News that Saipan had been lost caused Japanese Premier Hideki Tōjō and his cabinet to resign later in the month. Until Saipan’s capture the Japanese populace continued to believe that success in the war remained possible. Now Japan’s leadership was forced to begin considering the reality of defeat. Marine General Holland M. “Howlin’ Mad” Smith, ground commander of the assault on Saipan, declared that the U.S. victory “opened the way to the home islands” by providing secure air bases for the new long-range heavy bombers that were now within striking distance of all Japanese cities. Four months later one hundred B‑29 Superfortresses departed Saipan’s new U.S. airstrips for their first massive air raid over Tokyo.
Saipan and Tinian, 1944–1945. U.S. Begins End Game for Pacific War
Left: U.S. Marines take cover on Red Beach, June 15, 1944. The invasion fleet of hundreds of ships carried more than 70,000 Marines and soldiers. Shelling the 72-square-mile, pistol-shaped island began on June 11, 1944, and lasted for more than three days. Landings began on the west side on June 15 when the 2nd Marine Division hit Red and Green beaches and the 4th Marine Division hit Blue and Yellow beaches.
Right: Soldiers of the U.S. Army 27th Infantry Division, green reinforcements, disembark from LSTs and proceed across a coral reef on the extreme southwest coast of the Saipan. Photo from June 16 or 17, 1944.
Left: Marines take cover behind an M4 Sherman tank while clearing out the northern end of Saipan island, July 8, 1944.
Right: Holding a Colt 45 pistol, a Marine moves cautiously through the Saipan jungle, July 1944, as he and his platoon ferret out the enemy. Out of a 30,000-strong garrison, less than 1,000 Japanese were taken prisoner. The suicides and banzai charges were called gyokusai, which can be roughly translated as “breaking the jewel,” a reference to the destruction of an entire Japanese unit. Gyokusai can only be made at the behest of Imperial General Headquarters, the Japanese equivalent of the U.S. Joint Chiefs of Staff.
Left: Marine Lt. Robert B. Sheeks, an Intelligence and Japanese Language Officer, coaxes a terrified island native (a Chamorro woman) and her children into abandoning their hiding place, circa June 21, 1944. Using a combination of surrender leaflets and amplified voice appeals, Sheeks personally ended up saving the lives of hundreds of Japanese civilians and servicemen by being able to talk them out of the many caves in Saipan’s and neighboring Tinian’s volcanic landscape during combat in 1944. On Saipan, Sheeks was awarded the Bronze Star for his “heroic achievement.” Another Japanese-language speaker, Marine Pvt. Guy Gabaldon, was responsible for single-handedly negotiating the surrender of 800 Japanese soldiers and civilians on Saipan and turning them over to U.S. military authorities. For his exploits, Gabaldon became known as the “Pied Piper of Saipan.” On Tinian he continued his remarkable career, capturing another 700 Japanese. The Navy awarded Gabaldon the Silver Star medal, which it upgraded in 1960 to the Navy Cross, the second highest U.S. military decoration.

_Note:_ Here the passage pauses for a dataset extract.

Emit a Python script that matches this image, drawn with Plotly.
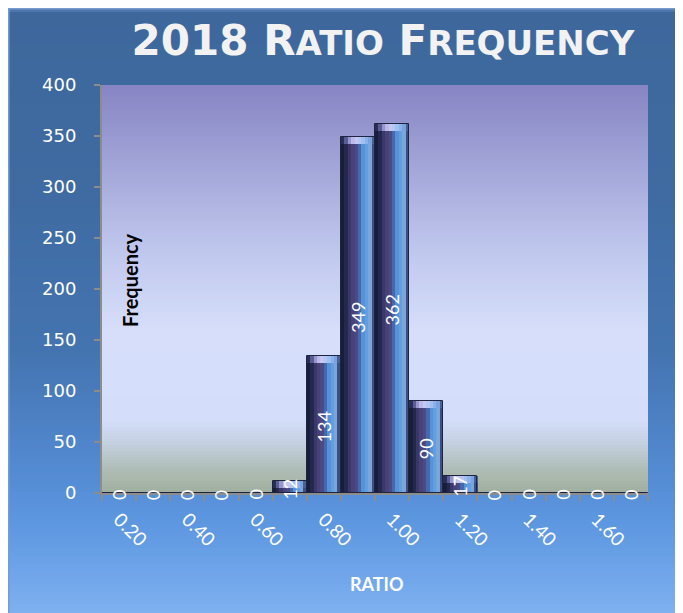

Right: Isley Field on Saipan is filled with hundreds of four-engine B‑29 Superfortresses in this mid-1945 photo. The Marianas were desired by the U.S. as bomber bases to reach the Japanese mainland, with Saipan attacked for that reason even before the U.S. moved to recapture Guam. Once captured, Saipan and Tinian were used by the U.S. Twentieth Air Force because the islands finally put mainland Japan within round-trip range of B‑29s. In response, Japanese aircraft attacked the bases on Saipan and Tinian from November 1944 to January 1945. Both the Enola Gay and the Bockscar (which dropped atomic bombs on Hiroshima and Nagasaki, respectively) flew their missions from Tinian’s “North Field,” whose four runways comprised the largest single airport in the world at the time.